▶ [SHORT TASK]
Below is some material; set it all down exactly, apart from the pictures.

# START OF DATASET CONTENT

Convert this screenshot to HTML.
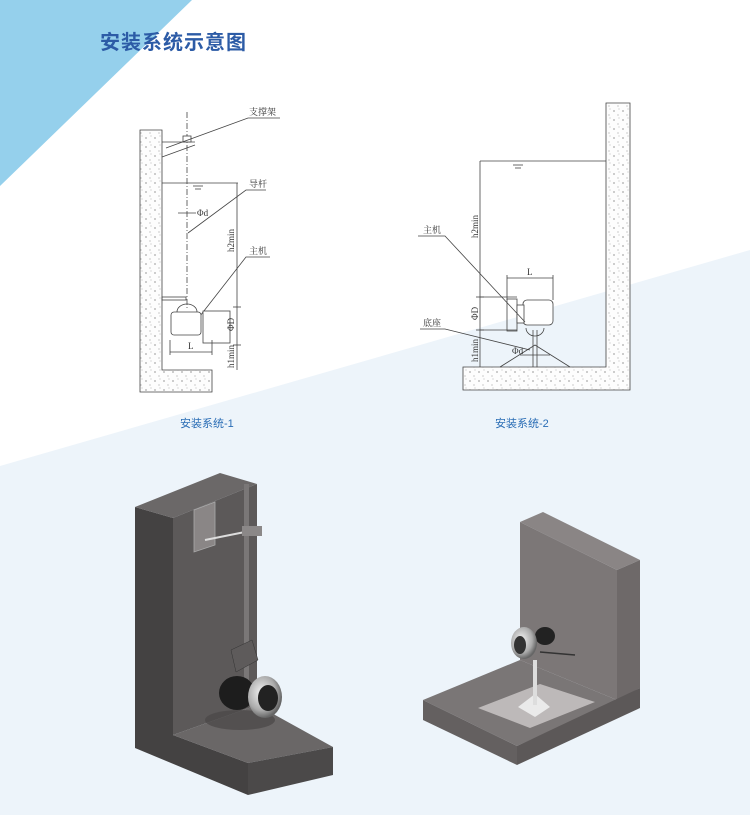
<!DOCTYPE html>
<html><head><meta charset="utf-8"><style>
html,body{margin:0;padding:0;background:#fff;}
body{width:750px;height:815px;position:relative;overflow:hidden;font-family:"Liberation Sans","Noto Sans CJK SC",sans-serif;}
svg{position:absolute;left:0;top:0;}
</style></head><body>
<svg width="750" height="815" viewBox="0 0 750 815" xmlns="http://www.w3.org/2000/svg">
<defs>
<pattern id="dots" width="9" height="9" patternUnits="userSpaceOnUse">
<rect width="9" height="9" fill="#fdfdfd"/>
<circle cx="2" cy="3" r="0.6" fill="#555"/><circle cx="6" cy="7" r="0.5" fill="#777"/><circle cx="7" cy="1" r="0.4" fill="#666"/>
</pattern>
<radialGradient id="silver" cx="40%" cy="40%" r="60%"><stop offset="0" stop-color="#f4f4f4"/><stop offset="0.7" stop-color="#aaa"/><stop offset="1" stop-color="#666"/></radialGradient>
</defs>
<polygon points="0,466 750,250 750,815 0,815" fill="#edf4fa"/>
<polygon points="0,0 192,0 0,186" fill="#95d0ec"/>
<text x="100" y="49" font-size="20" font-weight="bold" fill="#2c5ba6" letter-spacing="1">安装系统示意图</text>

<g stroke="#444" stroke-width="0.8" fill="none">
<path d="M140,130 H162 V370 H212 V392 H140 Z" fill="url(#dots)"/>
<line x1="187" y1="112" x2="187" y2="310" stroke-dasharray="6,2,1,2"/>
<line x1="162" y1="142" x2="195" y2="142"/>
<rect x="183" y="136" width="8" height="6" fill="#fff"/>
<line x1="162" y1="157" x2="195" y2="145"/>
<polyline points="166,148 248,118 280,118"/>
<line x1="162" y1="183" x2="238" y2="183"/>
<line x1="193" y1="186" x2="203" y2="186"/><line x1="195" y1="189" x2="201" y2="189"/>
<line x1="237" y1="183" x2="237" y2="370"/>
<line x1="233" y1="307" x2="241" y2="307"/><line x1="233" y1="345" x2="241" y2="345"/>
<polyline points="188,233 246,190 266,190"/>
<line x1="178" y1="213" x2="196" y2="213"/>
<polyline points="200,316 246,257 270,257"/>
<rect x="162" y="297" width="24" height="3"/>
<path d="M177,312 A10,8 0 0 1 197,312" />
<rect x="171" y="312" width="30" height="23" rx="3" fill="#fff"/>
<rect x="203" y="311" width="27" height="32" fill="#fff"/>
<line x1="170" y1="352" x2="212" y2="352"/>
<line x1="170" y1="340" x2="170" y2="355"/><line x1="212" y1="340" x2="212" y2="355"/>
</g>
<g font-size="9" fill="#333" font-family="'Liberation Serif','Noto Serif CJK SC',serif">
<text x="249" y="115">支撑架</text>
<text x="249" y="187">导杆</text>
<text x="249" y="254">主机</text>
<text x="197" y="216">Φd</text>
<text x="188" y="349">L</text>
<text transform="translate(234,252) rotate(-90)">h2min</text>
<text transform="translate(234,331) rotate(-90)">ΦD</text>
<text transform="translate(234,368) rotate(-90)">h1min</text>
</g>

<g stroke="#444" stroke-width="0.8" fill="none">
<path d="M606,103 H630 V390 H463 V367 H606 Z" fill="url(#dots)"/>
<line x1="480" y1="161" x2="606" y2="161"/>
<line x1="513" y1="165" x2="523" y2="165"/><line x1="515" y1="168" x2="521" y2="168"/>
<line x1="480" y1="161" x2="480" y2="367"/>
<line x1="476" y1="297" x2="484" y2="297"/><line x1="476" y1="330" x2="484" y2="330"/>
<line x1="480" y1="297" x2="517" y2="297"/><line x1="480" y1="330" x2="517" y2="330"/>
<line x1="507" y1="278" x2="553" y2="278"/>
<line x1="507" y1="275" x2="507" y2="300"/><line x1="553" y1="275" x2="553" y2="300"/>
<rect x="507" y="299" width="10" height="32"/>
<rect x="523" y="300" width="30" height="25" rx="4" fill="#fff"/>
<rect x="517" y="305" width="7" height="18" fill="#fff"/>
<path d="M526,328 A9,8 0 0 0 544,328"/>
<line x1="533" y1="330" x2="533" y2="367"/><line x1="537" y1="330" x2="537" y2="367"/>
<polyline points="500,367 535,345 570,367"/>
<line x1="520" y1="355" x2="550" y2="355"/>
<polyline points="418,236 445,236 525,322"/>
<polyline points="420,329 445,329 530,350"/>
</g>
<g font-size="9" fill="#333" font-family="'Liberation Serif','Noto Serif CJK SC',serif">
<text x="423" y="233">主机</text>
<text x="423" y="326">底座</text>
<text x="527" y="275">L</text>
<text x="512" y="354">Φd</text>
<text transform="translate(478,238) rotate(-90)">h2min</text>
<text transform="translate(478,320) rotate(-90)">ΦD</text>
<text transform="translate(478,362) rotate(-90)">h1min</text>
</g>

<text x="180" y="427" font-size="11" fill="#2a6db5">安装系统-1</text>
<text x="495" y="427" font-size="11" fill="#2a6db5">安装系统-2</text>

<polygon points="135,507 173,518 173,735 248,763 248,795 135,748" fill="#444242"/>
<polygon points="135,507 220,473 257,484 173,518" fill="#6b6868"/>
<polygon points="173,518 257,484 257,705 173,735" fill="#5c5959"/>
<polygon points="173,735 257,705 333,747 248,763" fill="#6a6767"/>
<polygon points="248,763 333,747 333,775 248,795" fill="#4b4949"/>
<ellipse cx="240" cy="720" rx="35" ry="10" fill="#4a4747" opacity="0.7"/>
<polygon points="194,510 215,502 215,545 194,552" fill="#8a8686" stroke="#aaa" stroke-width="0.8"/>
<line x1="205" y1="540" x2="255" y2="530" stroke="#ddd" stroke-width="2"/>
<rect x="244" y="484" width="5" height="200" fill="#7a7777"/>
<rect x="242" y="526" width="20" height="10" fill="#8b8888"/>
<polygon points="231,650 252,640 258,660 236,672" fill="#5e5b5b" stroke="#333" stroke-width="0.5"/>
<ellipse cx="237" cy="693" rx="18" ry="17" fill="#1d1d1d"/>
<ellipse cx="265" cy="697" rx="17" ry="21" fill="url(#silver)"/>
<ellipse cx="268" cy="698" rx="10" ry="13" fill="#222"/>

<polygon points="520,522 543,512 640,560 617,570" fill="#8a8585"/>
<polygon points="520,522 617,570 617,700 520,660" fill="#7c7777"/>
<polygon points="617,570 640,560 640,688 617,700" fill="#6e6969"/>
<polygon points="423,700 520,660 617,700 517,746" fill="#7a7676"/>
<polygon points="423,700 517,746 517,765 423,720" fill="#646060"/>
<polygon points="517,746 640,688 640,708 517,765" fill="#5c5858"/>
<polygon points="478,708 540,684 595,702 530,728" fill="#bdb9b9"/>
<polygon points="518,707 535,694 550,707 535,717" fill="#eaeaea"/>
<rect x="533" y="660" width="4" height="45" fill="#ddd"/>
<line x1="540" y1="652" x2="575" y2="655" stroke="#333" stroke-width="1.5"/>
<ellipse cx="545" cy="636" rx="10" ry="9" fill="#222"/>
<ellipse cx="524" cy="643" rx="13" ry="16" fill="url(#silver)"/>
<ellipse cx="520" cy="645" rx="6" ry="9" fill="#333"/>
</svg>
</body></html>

# END OF DATASET CONTENT

▶ [EXPECTED ANSWER]
Convert this screenshot to HTML.
<!DOCTYPE html>
<html><head><meta charset="utf-8"><style>
html,body{margin:0;padding:0;background:#fff;}
body{width:750px;height:815px;position:relative;overflow:hidden;font-family:"Liberation Sans","Noto Sans CJK SC",sans-serif;}
svg{position:absolute;left:0;top:0;}
</style></head><body>
<svg width="750" height="815" viewBox="0 0 750 815" xmlns="http://www.w3.org/2000/svg">
<defs>
<pattern id="dots" width="9" height="9" patternUnits="userSpaceOnUse">
<rect width="9" height="9" fill="#fdfdfd"/>
<circle cx="2" cy="3" r="0.6" fill="#555"/><circle cx="6" cy="7" r="0.5" fill="#777"/><circle cx="7" cy="1" r="0.4" fill="#666"/>
</pattern>
<radialGradient id="silver" cx="40%" cy="40%" r="60%"><stop offset="0" stop-color="#f4f4f4"/><stop offset="0.7" stop-color="#aaa"/><stop offset="1" stop-color="#666"/></radialGradient>
</defs>
<polygon points="0,466 750,250 750,815 0,815" fill="#edf4fa"/>
<polygon points="0,0 192,0 0,186" fill="#95d0ec"/>
<text x="100" y="49" font-size="20" font-weight="bold" fill="#2c5ba6" letter-spacing="1">安装系统示意图</text>

<g stroke="#444" stroke-width="0.8" fill="none">
<path d="M140,130 H162 V370 H212 V392 H140 Z" fill="url(#dots)"/>
<line x1="187" y1="112" x2="187" y2="310" stroke-dasharray="6,2,1,2"/>
<line x1="162" y1="142" x2="195" y2="142"/>
<rect x="183" y="136" width="8" height="6" fill="#fff"/>
<line x1="162" y1="157" x2="195" y2="145"/>
<polyline points="166,148 248,118 280,118"/>
<line x1="162" y1="183" x2="238" y2="183"/>
<line x1="193" y1="186" x2="203" y2="186"/><line x1="195" y1="189" x2="201" y2="189"/>
<line x1="237" y1="183" x2="237" y2="370"/>
<line x1="233" y1="307" x2="241" y2="307"/><line x1="233" y1="345" x2="241" y2="345"/>
<polyline points="188,233 246,190 266,190"/>
<line x1="178" y1="213" x2="196" y2="213"/>
<polyline points="200,316 246,257 270,257"/>
<rect x="162" y="297" width="24" height="3"/>
<path d="M177,312 A10,8 0 0 1 197,312" />
<rect x="171" y="312" width="30" height="23" rx="3" fill="#fff"/>
<rect x="203" y="311" width="27" height="32" fill="#fff"/>
<line x1="170" y1="352" x2="212" y2="352"/>
<line x1="170" y1="340" x2="170" y2="355"/><line x1="212" y1="340" x2="212" y2="355"/>
</g>
<g font-size="9" fill="#333" font-family="'Liberation Serif','Noto Serif CJK SC',serif">
<text x="249" y="115">支撑架</text>
<text x="249" y="187">导杆</text>
<text x="249" y="254">主机</text>
<text x="197" y="216">Φd</text>
<text x="188" y="349">L</text>
<text transform="translate(234,252) rotate(-90)">h2min</text>
<text transform="translate(234,331) rotate(-90)">ΦD</text>
<text transform="translate(234,368) rotate(-90)">h1min</text>
</g>

<g stroke="#444" stroke-width="0.8" fill="none">
<path d="M606,103 H630 V390 H463 V367 H606 Z" fill="url(#dots)"/>
<line x1="480" y1="161" x2="606" y2="161"/>
<line x1="513" y1="165" x2="523" y2="165"/><line x1="515" y1="168" x2="521" y2="168"/>
<line x1="480" y1="161" x2="480" y2="367"/>
<line x1="476" y1="297" x2="484" y2="297"/><line x1="476" y1="330" x2="484" y2="330"/>
<line x1="480" y1="297" x2="517" y2="297"/><line x1="480" y1="330" x2="517" y2="330"/>
<line x1="507" y1="278" x2="553" y2="278"/>
<line x1="507" y1="275" x2="507" y2="300"/><line x1="553" y1="275" x2="553" y2="300"/>
<rect x="507" y="299" width="10" height="32"/>
<rect x="523" y="300" width="30" height="25" rx="4" fill="#fff"/>
<rect x="517" y="305" width="7" height="18" fill="#fff"/>
<path d="M526,328 A9,8 0 0 0 544,328"/>
<line x1="533" y1="330" x2="533" y2="367"/><line x1="537" y1="330" x2="537" y2="367"/>
<polyline points="500,367 535,345 570,367"/>
<line x1="520" y1="355" x2="550" y2="355"/>
<polyline points="418,236 445,236 525,322"/>
<polyline points="420,329 445,329 530,350"/>
</g>
<g font-size="9" fill="#333" font-family="'Liberation Serif','Noto Serif CJK SC',serif">
<text x="423" y="233">主机</text>
<text x="423" y="326">底座</text>
<text x="527" y="275">L</text>
<text x="512" y="354">Φd</text>
<text transform="translate(478,238) rotate(-90)">h2min</text>
<text transform="translate(478,320) rotate(-90)">ΦD</text>
<text transform="translate(478,362) rotate(-90)">h1min</text>
</g>

<text x="180" y="427" font-size="11" fill="#2a6db5">安装系统-1</text>
<text x="495" y="427" font-size="11" fill="#2a6db5">安装系统-2</text>

<polygon points="135,507 173,518 173,735 248,763 248,795 135,748" fill="#444242"/>
<polygon points="135,507 220,473 257,484 173,518" fill="#6b6868"/>
<polygon points="173,518 257,484 257,705 173,735" fill="#5c5959"/>
<polygon points="173,735 257,705 333,747 248,763" fill="#6a6767"/>
<polygon points="248,763 333,747 333,775 248,795" fill="#4b4949"/>
<ellipse cx="240" cy="720" rx="35" ry="10" fill="#4a4747" opacity="0.7"/>
<polygon points="194,510 215,502 215,545 194,552" fill="#8a8686" stroke="#aaa" stroke-width="0.8"/>
<line x1="205" y1="540" x2="255" y2="530" stroke="#ddd" stroke-width="2"/>
<rect x="244" y="484" width="5" height="200" fill="#7a7777"/>
<rect x="242" y="526" width="20" height="10" fill="#8b8888"/>
<polygon points="231,650 252,640 258,660 236,672" fill="#5e5b5b" stroke="#333" stroke-width="0.5"/>
<ellipse cx="237" cy="693" rx="18" ry="17" fill="#1d1d1d"/>
<ellipse cx="265" cy="697" rx="17" ry="21" fill="url(#silver)"/>
<ellipse cx="268" cy="698" rx="10" ry="13" fill="#222"/>

<polygon points="520,522 543,512 640,560 617,570" fill="#8a8585"/>
<polygon points="520,522 617,570 617,700 520,660" fill="#7c7777"/>
<polygon points="617,570 640,560 640,688 617,700" fill="#6e6969"/>
<polygon points="423,700 520,660 617,700 517,746" fill="#7a7676"/>
<polygon points="423,700 517,746 517,765 423,720" fill="#646060"/>
<polygon points="517,746 640,688 640,708 517,765" fill="#5c5858"/>
<polygon points="478,708 540,684 595,702 530,728" fill="#bdb9b9"/>
<polygon points="518,707 535,694 550,707 535,717" fill="#eaeaea"/>
<rect x="533" y="660" width="4" height="45" fill="#ddd"/>
<line x1="540" y1="652" x2="575" y2="655" stroke="#333" stroke-width="1.5"/>
<ellipse cx="545" cy="636" rx="10" ry="9" fill="#222"/>
<ellipse cx="524" cy="643" rx="13" ry="16" fill="url(#silver)"/>
<ellipse cx="520" cy="645" rx="6" ry="9" fill="#333"/>
</svg>
</body></html>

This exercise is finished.